Немцы сожгли наш дом. Потом нас поселили в чужом доме, комнат там не было, одно помещение с печкой, и там набилось пятьдесят человек.
Сорок третий год, все мы — бабушка, мама, я с сестрой Женей — живем в чужом большом доме, спим на соломе, обовшивели, у меня фурункулы пошли по телу. Староста вел себя нехорошо. Недалеко был хутор, там жил мужчина, немцы его нашли — староста подсказал, что там живет мужик с ребенком. Они в погребе сидели. Его застрелили. Жена с ребенком, раздетые, побежали в нашу деревню. Часовой-немец ее остановил, привел к нам, к бабушке. Мы их обогрели, приютили.
Этот староста — из местных — был мародер. Он багром вылавливал трупы, плывущие по реке, — снимал одежду, даже портянками не брезговал.
27 июля немцы собрали население в толпу. Ходили с оружием по дворам, выгоняя всех из дому. Нам ничего не сказали, куда отправляют. Погнали строем. Кто-то ехал на телегах. По бокам шли немцы. Пешком прошли до польской границы. То мама, то бабушка несли меня на руках. Боялись отстать. С нами шел сосед старый-престарый, на нем суконная свита с высоким воротником, подпоясанная тонкой веревкой, шапка деревенская, лапти. Он плакал. Говорил: когда я в Первую мировую попал в плен, немцы на мне пахали.
Орловско-Курскую дугу — это совсем рядом с нашими местами — наши уже прорвали, и наши самолеты бомбили немцев, но старались не бомбить колонну. Мы прятались от бомб по кустам на обочинах. Пока дошли до Польши, ели что попало, набрасывались на гурты свеклы и ели, пока немцы не видели. С тех пор полюбила белую свеклу. От того времени осталось только чувство страха и голода. Немцы погрузили нас в товарные вагоны и сказали: счастливого пути в Германию.
В Германии, это был Лейпциг, нас выдворили из вагона, пришли бауэры — помещики — отбирать рабочую силу.
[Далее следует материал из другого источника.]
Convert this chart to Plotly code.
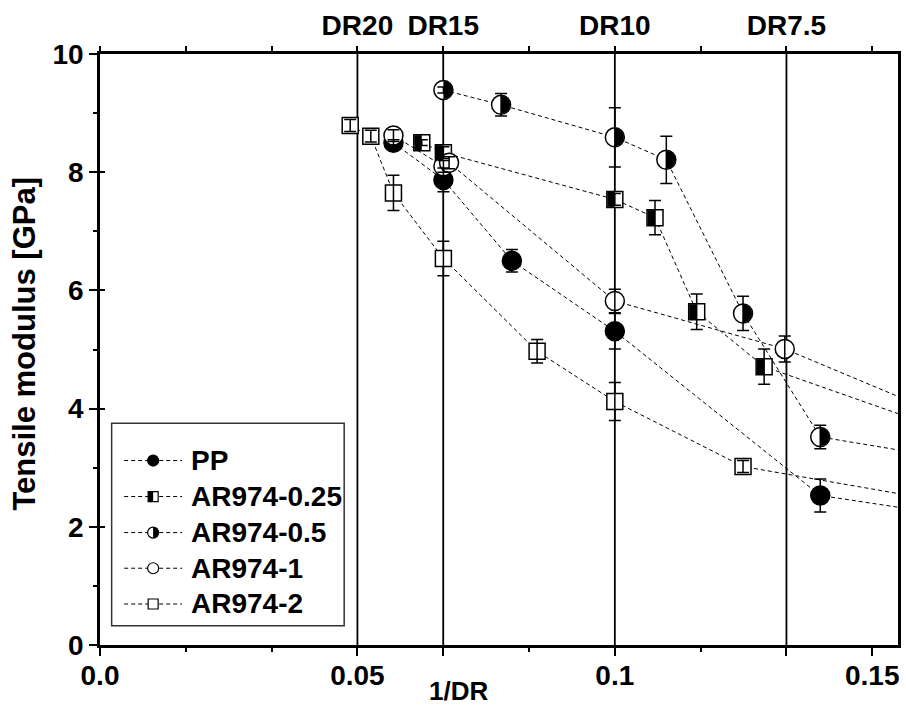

Кого-то разобрали, остальных устроили в отдельном месте — в трудовом лагере. Нас в баню погнали, облили какой-то дрянью, чтобы вшей не было. Присвоили номера. Потом выдали одежду — мы обносились. Никто не менял никакого белья, однажды мне дали пальто. Одежду снимали с тех, кто погиб. Жили мы за колючей проволокой, через нее никого не пропускали. Это был не концлагерь — просто огражденная территория, трудовой лагерь, по-немецки «арбайтлагер», полицейские охраняли.